A structured sales approach and a well-delivered interview presentation fixes job interviews for both the candidate and the hiring manager says Kramer. If you are comfortable taking bold new approaches to fix broken processes and you aren’t landing your dream job then you will likely take to AI and will wonder why someone didn’t think of it earlier. If you are uncomfortable with change and are a more traditional candidate then this bold approach probably isn’t for you.
Fixing a Broken Interview from the Interviewee’s Perspective
- 1. Stop thinking of yourself as an ex employee.
2. Start thinking of yourself as a business of one – providing services that need to be sold.
3. Quit passive behavior, stop thinking that jobs will find you, and give up the belief that employers are clever enough to figure out your value on their own.

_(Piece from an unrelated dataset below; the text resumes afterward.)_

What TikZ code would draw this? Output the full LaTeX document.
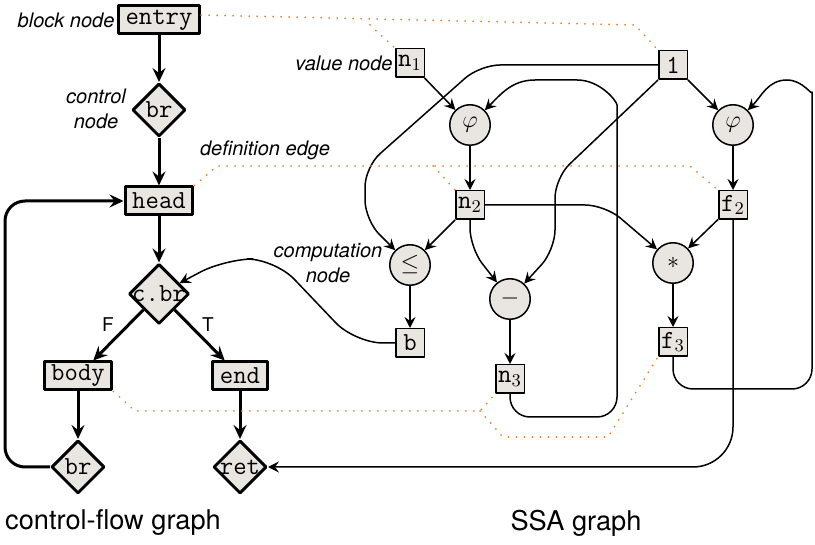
\documentclass[tikz,border=0pt]{standalone}
\usepackage{fontspec}
\setsansfont{TeX Gyre Heros}
\usetikzlibrary{shapes.geometric,arrows.meta}

\definecolor{nodefill}{RGB}{233,229,224}
\definecolor{deforange}{RGB}{240,128,40}

\tikzset{
  every picture/.style={line join=round},
  block/.style={draw, line width=1.5pt, fill=nodefill, font=\fontsize{13}{15}\selectfont\ttfamily,
    minimum height=14pt, inner xsep=3.6pt, inner ysep=0pt},
  ctrl/.style={diamond, draw, line width=1.5pt, fill=nodefill, font=\fontsize{13}{15}\selectfont\ttfamily,
    minimum size=26.5pt, inner sep=-2pt},
  val/.style={draw, line width=0.75pt, fill=nodefill, font=\fontsize{13}{15}\selectfont\ttfamily,
    minimum size=14.25pt, inner sep=0.5pt},
  comp/.style={circle, draw, line width=0.75pt, fill=nodefill, font=\fontsize{12}{14}\selectfont,
    minimum size=20.25pt, inner sep=0pt},
  flow/.style={line width=1.5pt, -{Stealth[length=7pt,width=6.5pt,inset=2.5pt]}},
  dep/.style={line width=0.75pt, -{Stealth[length=5.5pt,width=5.5pt,inset=2pt]}, rounded corners=10pt},
  defedge/.style={deforange, line width=1pt, dash pattern=on 0pt off 4pt, line cap=round},
  lbl/.style={font=\fontsize{10}{12.5}\selectfont\sffamily\itshape, inner sep=1pt},
  branch/.style={font=\fontsize{9.5}{11}\selectfont\sffamily, inner sep=0pt},
  title/.style={font=\fontsize{13.6}{16}\selectfont\sffamily, inner sep=0pt}
}

\begin{document}
\begin{tikzpicture}[x=0.5pt,y=0.5pt,yscale=-1]
\useasboundingbox (0,0) rectangle (815,545);

% control-flow graph
\node[block] (entry) at (159,20) {entry};
\node[ctrl] (brA) at (159,110) {br};
\node[block] (head) at (159,201) {head};
\node[ctrl, minimum size=30pt] (cbr) at (159,294) {c.br};
\node[block] (body) at (78,376) {body};
\node[block] (end) at (240,376) {end};
\node[ctrl] (brB) at (78,467) {br};
\node[ctrl] (ret) at (240,467) {ret};

\draw[flow] (entry) -- (brA);
\draw[flow] (brA) -- (head);
\draw[flow] (head) -- (cbr);
\draw[flow] (cbr) -- (body);
\draw[flow] (cbr) -- (end);
\draw[flow] (body) -- (brB);
\draw[flow] (end) -- (ret);
\draw[flow, rounded corners=10pt] (brB.west) -- (5,467) -- (5,201) -- (head.west);
\node[branch] (lF) at (108,325) {F};
\node[branch] (lT) at (208,325) {T};

% SSA graph
\node[val] (nOne) at (410,63) {n$_1$};
\node[val] (one) at (673,65) {1};
\node[comp] (phiA) at (470,125) {$\varphi$};
\node[comp] (phiB) at (733,125) {$\varphi$};
\node[val] (nTwo) at (470,205) {n$_2$};
\node[val] (fTwo) at (733,205) {f$_2$};
\node[comp] (le) at (410,265) {$\leq$};
\node[comp] (mul) at (673,263) {$*$};
\node[comp] (minus) at (510,299) {$-$};
\node[val] (b) at (410,343) {b};
\node[val] (fThree) at (673,342) {f$_3$};
\node[val] (nThree) at (510,379) {n$_3$};

\draw[dep] (nOne) -- (phiA);
\draw[dep] (one) -- (phiB);
\draw[dep] (phiA) -- (nTwo);
\draw[dep] (phiB) -- (fTwo);
\draw[dep] (nTwo) -- (le);
\draw[dep] (fTwo) -- (mul);
\draw[dep] (le) -- (b);
\draw[dep] (mul) -- (fThree);
\draw[dep] (minus) -- (nThree);
\draw[dep] (nTwo.south) -- (470,248) -- (minus);
\draw[dep] (one.south west) -- (555,178) -- (555,250) -- (minus);
\draw[dep] (one.west) -- (480,65) -- (365,167) -- (365,220) -- (le);
\draw[dep] (nTwo.east) -- (605,205) -- (mul);
% loops back to the phi nodes
\draw[dep] (nThree.south) -- (510,417) -- (617,417) -- (617,125) [sharp corners]
  to[out=-90,in=0] (577,80) -- (535,80) to[out=180,in=-45] (phiA.north east);
\draw[dep] (fThree.south) -- (673,389) -- (812,389) -- (812,112) [sharp corners]
  to[out=-90,in=0] (787,80) to[out=180,in=-45] (phiB.north east);
\draw[dep, rounded corners=20pt] (fTwo.south) -- (733,467) -- (ret.east);
\draw[dep, rounded corners=14pt] (b.west) -- (355,343) -- (275,259) -- (225,259) -- (cbr);

% definition edges
\coordinate (entrySplit) at (370,25);
\coordinate (headSplit) at (433,166);
\coordinate (bodySplit) at (480,411);
\draw[defedge] ([yshift=-2.5pt]entry.east) -- (635,25) -- (one.north west);
\draw[defedge] (entrySplit) -- (nOne.north west);
\draw[defedge] (head.north east) -- (217,166) -- (690,166) -- (fTwo.north west);
\draw[defedge] (headSplit) -- (nTwo.north west);
\draw[defedge] (body.south east) -- (135,411) -- (bodySplit) -- (nThree.south west);
\draw[defedge] (bodySplit) -- (503,437) -- (608,437) -- (fThree.south west);

% labels
\node[lbl, anchor=east] (lBlock) at (entry.west) {block node};
\node[lbl, align=center] (lCtrl) at (96,109) {control\\node};
\node[lbl] (lDef) at (265,150) {definition edge};
\node[lbl, anchor=east] (lVal) at (nOne.west) {value node};
\node[lbl, align=center] (lComp) at (328,263) {computation\\node};
\node[title] (tCfg) at (113,523) {control-flow graph};
\node[title] (tSsa) at (576,523) {SSA graph};

\end{tikzpicture}
\end{document}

4. Become more assertive and begin to guide the interviewer.
5. Make sure to communicate the information the interviewer needs to know to make an informed hiring decision.
6. Determine your brand and communicate it in your marketing materials and in the interview. (Examples of brand traits include; strong leader, hands on manager, analytical thinker, creative problem solver, a positive person with high energy…)
7. Communicate your brand so powerfully in an interview that an interviewer can articulate your brand after the interview without you telling them specifically what it is.
8. Focus on the real problems you are being hired to solve. As Zig Ziglar, a famous sales guru says, “People don’t buy drills, they buy holes.”
9. Don’t talk about what you have done in the past, focus on what you are going to do for the company. You are not selling the tool but what the tool can make.
10. Don’t leave hiring managers to guess at your benefits. Figure out what problems need to be solved in the company or department, define the benefit(s) derived from solving the problem and then tie your features (skills) to the benefits (results). List your skills, but sell your results!
11. In preparing for the interview, ask yourself, “If I were hiring for this position, what questions would I ask?” Prepare the questions, practice the answers then prepare to sell yourself.
12. Ask good, powerful questions throughout as well as at the end of the interview that will differentiate you from other candidates.
13. Research the company extensively and show what you know in the questions you ask or the answers you give. For example: I understand that XYZ company gained a 5% market share in the NW region of the country last year, what would you attribute this to?
14. Develop and perfect presentation and persuasion skills and apply them to answering interview questions.
Interviewees can take more control of the interview than they currently do. Strangely enough, hiring managers are usually happy to share that control if only the interviewee would quit worrying about answering questions so correctly and concentrate more on actively selling themselves.